Hari spent the next three years in search of answers, traveling across nine countries including: The United States, Canada, Great Britain, Mexico, Portugal, Switzerland, Sweden, Uruguay and Vietnam.
The book begins with Henry Anslinger, who began the War The On Drugs. Anslinger ran The Federal Bureau of Narcotics, which later became the DEA. The Bureau was originally set up to bust bootleggers during the Prohibition, but once Alcohol became legal again, Anslinger turned his attention to drugs. He targeted Billie Holiday, who had a well known Heroin habit. Hari sees Anslinger as a hypocrite with some misguided notions. It seems that Anslinger was more motivated to stay in business and keep his job then he was to truly end addiction. In fact, Anslinger would later develop his own Morphine habit.
The repercussions of prohibiting drugs were bad. Outlawing them created more problems than it solved. It drove thousands upon thousands of people to break the law in order to feed their addiction. It drove the business of dealing drugs to the mafia, to cartels and to gangs instead of letting doctors prescribe drugs legally. The War on Drugs created more crime instead of preventing it. For over 50 years the government struggled to keep drugs off the street, but the zero tolerance approached failed miserably.

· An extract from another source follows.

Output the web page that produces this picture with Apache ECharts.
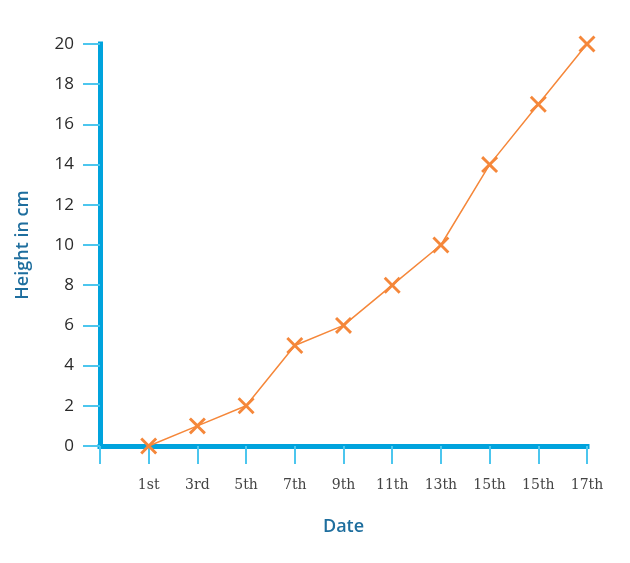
<!DOCTYPE html>
<html>
<head>
<meta charset="utf-8">
<script src="https://cdn.jsdelivr.net/npm/echarts@6/dist/echarts.min.js"></script>
<style>
  html, body { margin: 0; padding: 0; background: #fff; }
  #chart { width: 630px; height: 563px; }
</style>
</head>
<body>
<div id="chart"></div>
<script>
// categories (first one is the empty slot at the y axis)
var dates = ['', '1st', '3rd', '5th', '7th', '9th', '11th', '13th', '15th', '15th', '17th'];
var heights = [null, 0, 1, 2, 5, 6, 8, 10, 14, 17, 20];
var yTicks = [0, 2, 4, 6, 8, 10, 12, 14, 16, 18, 20];

var axisBlue = '#00a3dd';
var tickBlue = '#4cc6ee';
var titleBlue = '#1e6e9e';
var orange = '#f5873a';

// X marker drawn as a filled cross
var cross = 'path://M0,1.2 L1.2,0 L5,3.8 L8.8,0 L10,1.2 L6.2,5 L10,8.8 L8.8,10 L5,6.2 L1.2,10 L0,8.8 L3.8,5 Z';

var myChart = echarts.init(document.getElementById('chart'));

myChart.setOption({
    animation: false,
    grid: {
        left: 100,
        right: 43,
        top: 44,
        bottom: 117
    },
    xAxis: {
        type: 'category',
        data: dates,
        boundaryGap: false,
        name: 'Date',
        nameLocation: 'middle',
        nameGap: 72,
        nameTextStyle: {
            color: titleBlue,
            fontSize: 18,
            fontWeight: 600,
            fontFamily: 'Open Sans'
        },
        axisLine: { lineStyle: { color: axisBlue, width: 5, cap: 'square' } },
        axisTick: {
            alignWithLabel: true,
            length: 18,
            lineStyle: { color: tickBlue, width: 2 }
        },
        axisLabel: {
            interval: 0,
            margin: 32,
            color: '#444',
            fontSize: 14,
            fontFamily: 'DejaVu Serif'
        },
        splitLine: { show: false }
    },
    yAxis: {
        type: 'value',
        min: yTicks[0],
        max: yTicks[yTicks.length - 1],
        interval: 2,
        name: 'Height in cm',
        nameLocation: 'middle',
        nameGap: 68,
        nameRotate: 90,
        nameTextStyle: {
            color: titleBlue,
            fontSize: 18,
            fontWeight: 600,
            fontFamily: 'Open Sans'
        },
        axisLine: { show: true, lineStyle: { color: axisBlue, width: 5, cap: 'square' } },
        axisTick: {
            show: true,
            length: 17,
            lineStyle: { color: tickBlue, width: 2 }
        },
        axisLabel: {
            margin: 26,
            color: '#2a2a2a',
            fontSize: 17,
            fontFamily: 'Open Sans'
        },
        splitLine: { show: false }
    },
    series: [{
        type: 'line',
        data: heights,
        symbol: cross,
        symbolSize: 17,
        lineStyle: { color: orange, width: 1.5 },
        itemStyle: { color: orange },
        z: 5
    }]
});
</script>
</body>
</html>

In recent years, countries around the world began to ease their restrictions on drugs and started legalizing them. Places like the Netherlands and Portugal have seen a sharp drop in crime as soon as they stopped throwing people in jail for doing drugs. Once the governments began to regulate the flow of drugs, clinics replaced jails. Freely given assistance began to help the people in need and life improved greatly in those countries. The United States has slowly followed suit with a number of states legalizing marijuana, but we still have a long way to go.
As many as 90% of people out there have tried drugs, but only 10% of them will develop a long term habit or an addiction. While there is a chemical component to addiction, chemicals do not actually hijack our brain. Addiction is more psychological than physiological. The truth is addiction is adaption to external factors in life. It is not a character flaw or a weakness or a disease. It is not you, but the cage you live in.
The number one predictor of addiction is not genetics or personality, but childhood trauma. Childhood abuse and neglect increases the likelihood of addiction. Addiction is often born out of loneliness. If someone has strong family support or a close knit community they can rely on, they are less likely to become addicts.
When we punish those who do drugs, we isolate and alienate them and that only makes it worse. The current system of dealing with addiction is broken and downright backward. Negative consequences do not deter those who seek refuge in various illegal substances. Punishment, which includes shaming them, putting them in cages and making them unemployable, traps them in their addictions.
Hari comes to the compassionate conclusion that legalization is the best way to deal with drugs. People are going to do drugs no matter what, why not make it safe and secure for them? Why not give them the tools to help themselves rather than destroy their lives? Recovery from drug addiction must be a Social Recovery. It is not up to the individual to be strong all on their own. We need to create safe spaces for those who are struggling and provide support, not punishment. We must change how society treats drug addiction and drugs.
The government began controlling narcotics because people were getting hooked on and dying from opium, laudanum, heroin, morphine, etc.